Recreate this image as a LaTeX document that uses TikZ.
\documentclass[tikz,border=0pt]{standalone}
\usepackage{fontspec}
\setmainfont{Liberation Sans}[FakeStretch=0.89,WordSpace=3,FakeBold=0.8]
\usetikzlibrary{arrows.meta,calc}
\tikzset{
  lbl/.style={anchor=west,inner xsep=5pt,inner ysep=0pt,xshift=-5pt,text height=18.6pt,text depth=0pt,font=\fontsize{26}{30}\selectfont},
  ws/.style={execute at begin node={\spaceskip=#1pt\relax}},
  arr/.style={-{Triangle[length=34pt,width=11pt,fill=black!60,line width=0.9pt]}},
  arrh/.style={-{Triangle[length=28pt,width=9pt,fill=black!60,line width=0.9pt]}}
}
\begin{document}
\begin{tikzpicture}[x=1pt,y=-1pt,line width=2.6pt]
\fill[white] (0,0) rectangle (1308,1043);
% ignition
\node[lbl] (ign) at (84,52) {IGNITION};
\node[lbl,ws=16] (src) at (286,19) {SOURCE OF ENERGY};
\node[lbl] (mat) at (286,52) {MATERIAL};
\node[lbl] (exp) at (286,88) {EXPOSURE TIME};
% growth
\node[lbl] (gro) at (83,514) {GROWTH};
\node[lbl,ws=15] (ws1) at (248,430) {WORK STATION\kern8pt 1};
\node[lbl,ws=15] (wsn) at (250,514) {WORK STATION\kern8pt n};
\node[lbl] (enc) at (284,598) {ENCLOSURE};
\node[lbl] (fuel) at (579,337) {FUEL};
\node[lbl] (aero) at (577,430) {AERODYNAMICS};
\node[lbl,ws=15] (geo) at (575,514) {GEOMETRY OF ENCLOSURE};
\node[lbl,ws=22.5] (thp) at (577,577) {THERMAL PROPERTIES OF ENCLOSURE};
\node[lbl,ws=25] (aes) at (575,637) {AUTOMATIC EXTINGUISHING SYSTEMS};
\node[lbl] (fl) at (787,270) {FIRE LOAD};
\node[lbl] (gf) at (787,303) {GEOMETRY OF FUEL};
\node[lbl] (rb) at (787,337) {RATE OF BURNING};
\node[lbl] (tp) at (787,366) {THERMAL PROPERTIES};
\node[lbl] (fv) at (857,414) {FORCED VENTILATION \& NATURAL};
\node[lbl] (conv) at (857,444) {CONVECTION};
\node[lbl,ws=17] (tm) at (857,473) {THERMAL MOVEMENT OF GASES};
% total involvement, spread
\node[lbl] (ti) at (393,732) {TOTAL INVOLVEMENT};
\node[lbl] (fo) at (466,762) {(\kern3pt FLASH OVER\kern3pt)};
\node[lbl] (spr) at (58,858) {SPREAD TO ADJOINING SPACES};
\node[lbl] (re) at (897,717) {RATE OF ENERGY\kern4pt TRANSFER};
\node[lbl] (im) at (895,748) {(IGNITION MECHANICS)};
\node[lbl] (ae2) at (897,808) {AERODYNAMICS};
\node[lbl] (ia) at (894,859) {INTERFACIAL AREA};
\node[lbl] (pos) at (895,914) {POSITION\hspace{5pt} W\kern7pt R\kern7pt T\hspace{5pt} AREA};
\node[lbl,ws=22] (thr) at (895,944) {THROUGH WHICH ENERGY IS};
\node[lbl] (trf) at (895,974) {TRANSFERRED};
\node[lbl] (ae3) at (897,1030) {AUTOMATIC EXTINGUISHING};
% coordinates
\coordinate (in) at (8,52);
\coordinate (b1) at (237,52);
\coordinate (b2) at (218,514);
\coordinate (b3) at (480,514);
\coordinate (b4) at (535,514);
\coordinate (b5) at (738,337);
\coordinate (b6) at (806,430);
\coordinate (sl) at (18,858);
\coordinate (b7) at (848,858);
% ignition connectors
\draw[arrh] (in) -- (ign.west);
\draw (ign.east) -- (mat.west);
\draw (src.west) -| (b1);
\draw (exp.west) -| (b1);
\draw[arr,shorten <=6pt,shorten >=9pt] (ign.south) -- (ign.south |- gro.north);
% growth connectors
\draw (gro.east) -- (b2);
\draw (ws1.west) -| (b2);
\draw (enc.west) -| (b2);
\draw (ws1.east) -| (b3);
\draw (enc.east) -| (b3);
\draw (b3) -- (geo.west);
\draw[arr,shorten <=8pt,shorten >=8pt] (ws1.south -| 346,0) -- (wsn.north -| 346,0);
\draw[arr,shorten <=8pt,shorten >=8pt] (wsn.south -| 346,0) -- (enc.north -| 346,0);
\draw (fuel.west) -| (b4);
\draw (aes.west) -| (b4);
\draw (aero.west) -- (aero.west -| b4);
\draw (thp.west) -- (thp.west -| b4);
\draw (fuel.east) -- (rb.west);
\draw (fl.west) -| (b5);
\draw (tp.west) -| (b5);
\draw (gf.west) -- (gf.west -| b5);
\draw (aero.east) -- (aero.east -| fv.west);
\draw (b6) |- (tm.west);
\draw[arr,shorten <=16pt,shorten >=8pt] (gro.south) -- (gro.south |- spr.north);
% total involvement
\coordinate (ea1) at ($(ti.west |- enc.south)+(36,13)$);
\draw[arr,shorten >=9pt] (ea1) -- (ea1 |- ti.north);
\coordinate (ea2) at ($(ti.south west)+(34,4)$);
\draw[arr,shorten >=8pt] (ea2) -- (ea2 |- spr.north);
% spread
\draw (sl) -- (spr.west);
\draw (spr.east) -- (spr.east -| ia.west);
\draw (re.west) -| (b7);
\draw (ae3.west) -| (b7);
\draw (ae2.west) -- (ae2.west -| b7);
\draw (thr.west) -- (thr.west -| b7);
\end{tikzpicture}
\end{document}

▶ WRITTEN EXERCISE
Give back the whole listing, word for word.

▶ CORRECT RESPONSE
Recreate this image as a LaTeX document that uses TikZ.
\documentclass[tikz,border=0pt]{standalone}
\usepackage{fontspec}
\setmainfont{Liberation Sans}[FakeStretch=0.89,WordSpace=3,FakeBold=0.8]
\usetikzlibrary{arrows.meta,calc}
\tikzset{
  lbl/.style={anchor=west,inner xsep=5pt,inner ysep=0pt,xshift=-5pt,text height=18.6pt,text depth=0pt,font=\fontsize{26}{30}\selectfont},
  ws/.style={execute at begin node={\spaceskip=#1pt\relax}},
  arr/.style={-{Triangle[length=34pt,width=11pt,fill=black!60,line width=0.9pt]}},
  arrh/.style={-{Triangle[length=28pt,width=9pt,fill=black!60,line width=0.9pt]}}
}
\begin{document}
\begin{tikzpicture}[x=1pt,y=-1pt,line width=2.6pt]
\fill[white] (0,0) rectangle (1308,1043);
% ignition
\node[lbl] (ign) at (84,52) {IGNITION};
\node[lbl,ws=16] (src) at (286,19) {SOURCE OF ENERGY};
\node[lbl] (mat) at (286,52) {MATERIAL};
\node[lbl] (exp) at (286,88) {EXPOSURE TIME};
% growth
\node[lbl] (gro) at (83,514) {GROWTH};
\node[lbl,ws=15] (ws1) at (248,430) {WORK STATION\kern8pt 1};
\node[lbl,ws=15] (wsn) at (250,514) {WORK STATION\kern8pt n};
\node[lbl] (enc) at (284,598) {ENCLOSURE};
\node[lbl] (fuel) at (579,337) {FUEL};
\node[lbl] (aero) at (577,430) {AERODYNAMICS};
\node[lbl,ws=15] (geo) at (575,514) {GEOMETRY OF ENCLOSURE};
\node[lbl,ws=22.5] (thp) at (577,577) {THERMAL PROPERTIES OF ENCLOSURE};
\node[lbl,ws=25] (aes) at (575,637) {AUTOMATIC EXTINGUISHING SYSTEMS};
\node[lbl] (fl) at (787,270) {FIRE LOAD};
\node[lbl] (gf) at (787,303) {GEOMETRY OF FUEL};
\node[lbl] (rb) at (787,337) {RATE OF BURNING};
\node[lbl] (tp) at (787,366) {THERMAL PROPERTIES};
\node[lbl] (fv) at (857,414) {FORCED VENTILATION \& NATURAL};
\node[lbl] (conv) at (857,444) {CONVECTION};
\node[lbl,ws=17] (tm) at (857,473) {THERMAL MOVEMENT OF GASES};
% total involvement, spread
\node[lbl] (ti) at (393,732) {TOTAL INVOLVEMENT};
\node[lbl] (fo) at (466,762) {(\kern3pt FLASH OVER\kern3pt)};
\node[lbl] (spr) at (58,858) {SPREAD TO ADJOINING SPACES};
\node[lbl] (re) at (897,717) {RATE OF ENERGY\kern4pt TRANSFER};
\node[lbl] (im) at (895,748) {(IGNITION MECHANICS)};
\node[lbl] (ae2) at (897,808) {AERODYNAMICS};
\node[lbl] (ia) at (894,859) {INTERFACIAL AREA};
\node[lbl] (pos) at (895,914) {POSITION\hspace{5pt} W\kern7pt R\kern7pt T\hspace{5pt} AREA};
\node[lbl,ws=22] (thr) at (895,944) {THROUGH WHICH ENERGY IS};
\node[lbl] (trf) at (895,974) {TRANSFERRED};
\node[lbl] (ae3) at (897,1030) {AUTOMATIC EXTINGUISHING};
% coordinates
\coordinate (in) at (8,52);
\coordinate (b1) at (237,52);
\coordinate (b2) at (218,514);
\coordinate (b3) at (480,514);
\coordinate (b4) at (535,514);
\coordinate (b5) at (738,337);
\coordinate (b6) at (806,430);
\coordinate (sl) at (18,858);
\coordinate (b7) at (848,858);
% ignition connectors
\draw[arrh] (in) -- (ign.west);
\draw (ign.east) -- (mat.west);
\draw (src.west) -| (b1);
\draw (exp.west) -| (b1);
\draw[arr,shorten <=6pt,shorten >=9pt] (ign.south) -- (ign.south |- gro.north);
% growth connectors
\draw (gro.east) -- (b2);
\draw (ws1.west) -| (b2);
\draw (enc.west) -| (b2);
\draw (ws1.east) -| (b3);
\draw (enc.east) -| (b3);
\draw (b3) -- (geo.west);
\draw[arr,shorten <=8pt,shorten >=8pt] (ws1.south -| 346,0) -- (wsn.north -| 346,0);
\draw[arr,shorten <=8pt,shorten >=8pt] (wsn.south -| 346,0) -- (enc.north -| 346,0);
\draw (fuel.west) -| (b4);
\draw (aes.west) -| (b4);
\draw (aero.west) -- (aero.west -| b4);
\draw (thp.west) -- (thp.west -| b4);
\draw (fuel.east) -- (rb.west);
\draw (fl.west) -| (b5);
\draw (tp.west) -| (b5);
\draw (gf.west) -- (gf.west -| b5);
\draw (aero.east) -- (aero.east -| fv.west);
\draw (b6) |- (tm.west);
\draw[arr,shorten <=16pt,shorten >=8pt] (gro.south) -- (gro.south |- spr.north);
% total involvement
\coordinate (ea1) at ($(ti.west |- enc.south)+(36,13)$);
\draw[arr,shorten >=9pt] (ea1) -- (ea1 |- ti.north);
\coordinate (ea2) at ($(ti.south west)+(34,4)$);
\draw[arr,shorten >=8pt] (ea2) -- (ea2 |- spr.north);
% spread
\draw (sl) -- (spr.west);
\draw (spr.east) -- (spr.east -| ia.west);
\draw (re.west) -| (b7);
\draw (ae3.west) -| (b7);
\draw (ae2.west) -- (ae2.west -| b7);
\draw (thr.west) -- (thr.west -| b7);
\end{tikzpicture}
\end{document}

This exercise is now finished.